### DATA BLOCK:
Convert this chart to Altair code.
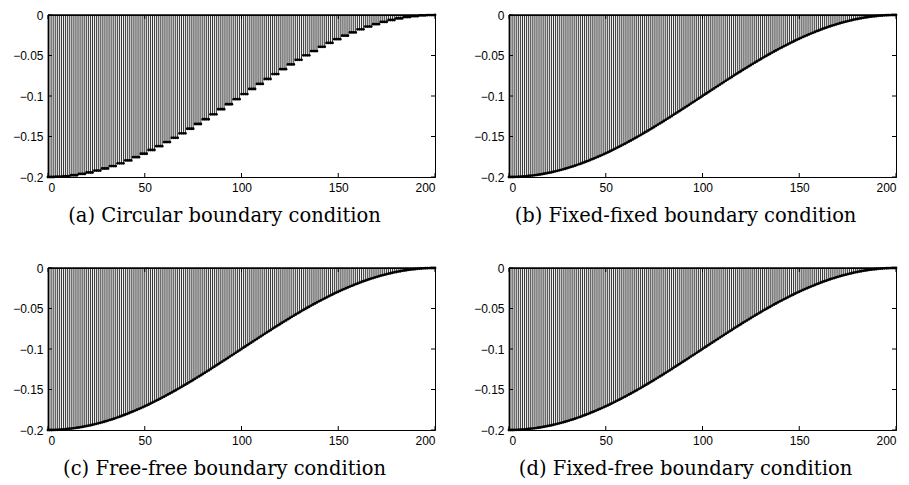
import altair as alt
import pandas as pd

SAMPLES = list(range(201))

# (a) circular boundary condition: values held in steps of four samples
CIRCULAR = [
    -0.2000, -0.2000, -0.2000, -0.2000, -0.1996, -0.1996, -0.1996, -0.1996,
    -0.1989, -0.1989, -0.1989, -0.1989, -0.1978, -0.1978, -0.1978, -0.1978,
    -0.1962, -0.1962, -0.1962, -0.1962, -0.1944, -0.1944, -0.1944, -0.1944,
    -0.1921, -0.1921, -0.1921, -0.1921, -0.1895, -0.1895, -0.1895, -0.1895,
    -0.1865, -0.1865, -0.1865, -0.1865, -0.1831, -0.1831, -0.1831, -0.1831,
    -0.1795, -0.1795, -0.1795, -0.1795, -0.1755, -0.1755, -0.1755, -0.1755,
    -0.1713, -0.1713, -0.1713, -0.1713, -0.1667, -0.1667, -0.1667, -0.1667,
    -0.1619, -0.1619, -0.1619, -0.1619, -0.1569, -0.1569, -0.1569, -0.1569,
    -0.1516, -0.1516, -0.1516, -0.1516, -0.1461, -0.1461, -0.1461, -0.1461,
    -0.1404, -0.1404, -0.1404, -0.1404, -0.1346, -0.1346, -0.1346, -0.1346,
    -0.1287, -0.1287, -0.1287, -0.1287, -0.1226, -0.1226, -0.1226, -0.1226,
    -0.1164, -0.1164, -0.1164, -0.1164, -0.1102, -0.1102, -0.1102, -0.1102,
    -0.1039, -0.1039, -0.1039, -0.1039, -0.0976, -0.0976, -0.0976, -0.0976,
    -0.0914, -0.0914, -0.0914, -0.0914, -0.0851, -0.0851, -0.0851, -0.0851,
    -0.0790, -0.0790, -0.0790, -0.0790, -0.0729, -0.0729, -0.0729, -0.0729,
    -0.0669, -0.0669, -0.0669, -0.0669, -0.0610, -0.0610, -0.0610, -0.0610,
    -0.0553, -0.0553, -0.0553, -0.0553, -0.0498, -0.0498, -0.0498, -0.0498,
    -0.0445, -0.0445, -0.0445, -0.0445, -0.0393, -0.0393, -0.0393, -0.0393,
    -0.0345, -0.0345, -0.0345, -0.0345, -0.0298, -0.0298, -0.0298, -0.0298,
    -0.0255, -0.0255, -0.0255, -0.0255, -0.0215, -0.0215, -0.0215, -0.0215,
    -0.0177, -0.0177, -0.0177, -0.0177, -0.0143, -0.0143, -0.0143, -0.0143,
    -0.0113, -0.0113, -0.0113, -0.0113, -0.0085, -0.0085, -0.0085, -0.0085,
    -0.0062, -0.0062, -0.0062, -0.0062, -0.0042, -0.0042, -0.0042, -0.0042,
    -0.0026, -0.0026, -0.0026, -0.0026, -0.0014, -0.0014, -0.0014, -0.0014,
    -0.0005, -0.0005, -0.0005, -0.0005, -0.0001, -0.0001, -0.0001, -0.0001,
    0.0000,
]

# (b), (c), (d): smooth curves (they look the same in all three panels)
SMOOTH = [
    -0.2000, -0.2000, -0.2000, -0.1999, -0.1998, -0.1997, -0.1996, -0.1994, -0.1992, -0.1990,
    -0.1988, -0.1985, -0.1982, -0.1979, -0.1976, -0.1972, -0.1969, -0.1965, -0.1960, -0.1956,
    -0.1951, -0.1946, -0.1941, -0.1935, -0.1930, -0.1924, -0.1918, -0.1911, -0.1905, -0.1898,
    -0.1891, -0.1884, -0.1876, -0.1869, -0.1861, -0.1853, -0.1844, -0.1836, -0.1827, -0.1818,
    -0.1809, -0.1800, -0.1790, -0.1780, -0.1771, -0.1760, -0.1750, -0.1740, -0.1729, -0.1718,
    -0.1707, -0.1696, -0.1685, -0.1673, -0.1661, -0.1649, -0.1637, -0.1625, -0.1613, -0.1600,
    -0.1588, -0.1575, -0.1562, -0.1549, -0.1536, -0.1522, -0.1509, -0.1495, -0.1482, -0.1468,
    -0.1454, -0.1440, -0.1426, -0.1412, -0.1397, -0.1383, -0.1368, -0.1353, -0.1339, -0.1324,
    -0.1309, -0.1294, -0.1279, -0.1264, -0.1249, -0.1233, -0.1218, -0.1203, -0.1187, -0.1172,
    -0.1156, -0.1141, -0.1125, -0.1110, -0.1094, -0.1078, -0.1063, -0.1047, -0.1031, -0.1016,
    -0.1000, -0.0984, -0.0969, -0.0953, -0.0937, -0.0922, -0.0906, -0.0890, -0.0875, -0.0859,
    -0.0844, -0.0828, -0.0813, -0.0797, -0.0782, -0.0767, -0.0751, -0.0736, -0.0721, -0.0706,
    -0.0691, -0.0676, -0.0661, -0.0647, -0.0632, -0.0617, -0.0603, -0.0588, -0.0574, -0.0560,
    -0.0546, -0.0532, -0.0518, -0.0505, -0.0491, -0.0478, -0.0464, -0.0451, -0.0438, -0.0425,
    -0.0412, -0.0400, -0.0387, -0.0375, -0.0363, -0.0351, -0.0339, -0.0327, -0.0315, -0.0304,
    -0.0293, -0.0282, -0.0271, -0.0260, -0.0250, -0.0240, -0.0229, -0.0220, -0.0210, -0.0200,
    -0.0191, -0.0182, -0.0173, -0.0164, -0.0156, -0.0147, -0.0139, -0.0131, -0.0124, -0.0116,
    -0.0109, -0.0102, -0.0095, -0.0089, -0.0082, -0.0076, -0.0070, -0.0065, -0.0059, -0.0054,
    -0.0049, -0.0044, -0.0040, -0.0035, -0.0031, -0.0028, -0.0024, -0.0021, -0.0018, -0.0015,
    -0.0012, -0.0010, -0.0008, -0.0006, -0.0004, -0.0003, -0.0002, -0.0001, 0.0000, 0.0000,
    0.0000,
]
FIXED_FIXED = SMOOTH
FREE_FREE = SMOOTH
FIXED_FREE = SMOOTH

TITLES = [
    "(a) Circular boundary condition",
    "(b) Fixed-fixed boundary condition",
    "(c) Free-free boundary condition",
    "(d) Fixed-free boundary condition",
]
X_TICKS = [0, 50, 100, 150, 200]
Y_TICKS = [0, -0.05, -0.1, -0.15, -0.2]
X_DOMAIN = [0, 200]
Y_DOMAIN = [-0.2, 0]

W, H = 387, 162
TICK_LEN = 4

xscale = alt.Scale(domain=X_DOMAIN, nice=False, zero=False)
yscale = alt.Scale(domain=Y_DOMAIN, nice=False, zero=False)
xaxis = alt.Axis(values=X_TICKS, title=None, format="d")
yaxis = alt.Axis(values=Y_TICKS, title=None, format="~g")


def X(field="x"):
    return alt.X(f"{field}:Q", scale=xscale, axis=xaxis)


def Y(field="y"):
    return alt.Y(f"{field}:Q", scale=yscale, axis=yaxis)


def panel(values, title):
    df = pd.DataFrame({"x": SAMPLES, "y": values})
    base = alt.Chart(df)
    stems = base.mark_rule(color="black", strokeWidth=0.8).encode(
        x=X(), y=Y(), y2=alt.datum(0)
    )
    dots = base.mark_circle(color="black", size=8, opacity=1).encode(x=X(), y=Y())
    line0 = alt.Chart(pd.DataFrame({"x": [X_DOMAIN[0]], "x2": [X_DOMAIN[1]], "y": [0]})).mark_rule(
        color="black", strokeWidth=1.5
    ).encode(x=X(), x2="x2:Q", y=Y())

    xt = alt.Chart(pd.DataFrame({"x": X_TICKS}))
    yt = alt.Chart(pd.DataFrame({"y": Y_TICKS}))
    xt_bottom = xt.mark_rule(color="black").encode(
        x=X(), y=alt.value(H), y2=alt.value(H - TICK_LEN)
    )
    xt_top = xt.mark_rule(color="black").encode(
        x=X(), y=alt.value(0), y2=alt.value(TICK_LEN)
    )
    yt_left = yt.mark_rule(color="black").encode(
        y=Y(), x=alt.value(0), x2=alt.value(TICK_LEN)
    )
    yt_right = yt.mark_rule(color="black").encode(
        y=Y(), x=alt.value(W), x2=alt.value(W - TICK_LEN)
    )
    return alt.layer(stems, line0, dots, xt_bottom, xt_top, yt_left, yt_right).properties(
        width=W,
        height=H,
        title=alt.TitleParams(
            text=title,
            orient="bottom",
            anchor="middle",
            frame="bounds",
            font="DejaVu Serif",
            fontSize=19.5,
            fontWeight="normal",
            color="black",
            offset=14,
        ),
    )


pa = panel(CIRCULAR, TITLES[0])
pb = panel(FIXED_FIXED, TITLES[1])
pc = panel(FREE_FREE, TITLES[2])
pd_ = panel(FIXED_FREE, TITLES[3])

row1 = alt.hconcat(pa, pb, spacing=74, bounds="flush")
row2 = alt.hconcat(pc, pd_, spacing=74, bounds="flush")

chart = (
    alt.vconcat(row1, row2, spacing=35)
    .properties(padding={"left": 4, "top": 0, "right": 0, "bottom": 0}, background="white")
    .configure_axis(
        domain=True,
        domainColor="black",
        domainWidth=1,
        ticks=False,
        grid=False,
        labelFont="Liberation Sans",
        labelFontSize=12,
        labelColor="black",
        labelPadding=5,
    )
    .configure_view(stroke="black", strokeWidth=1)
)

chart.save("out.html", embed_options={"renderer": "svg", "actions": False})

### WHAT THE TASK REQUIRES:
Copy nothing but the lines from the top of the material through the line holding "SAMPLES = list(range(201))", exactly as written; omit pictures.

### THE REPLY:
Convert this chart to Altair code.
import altair as alt
import pandas as pd

SAMPLES = list(range(201))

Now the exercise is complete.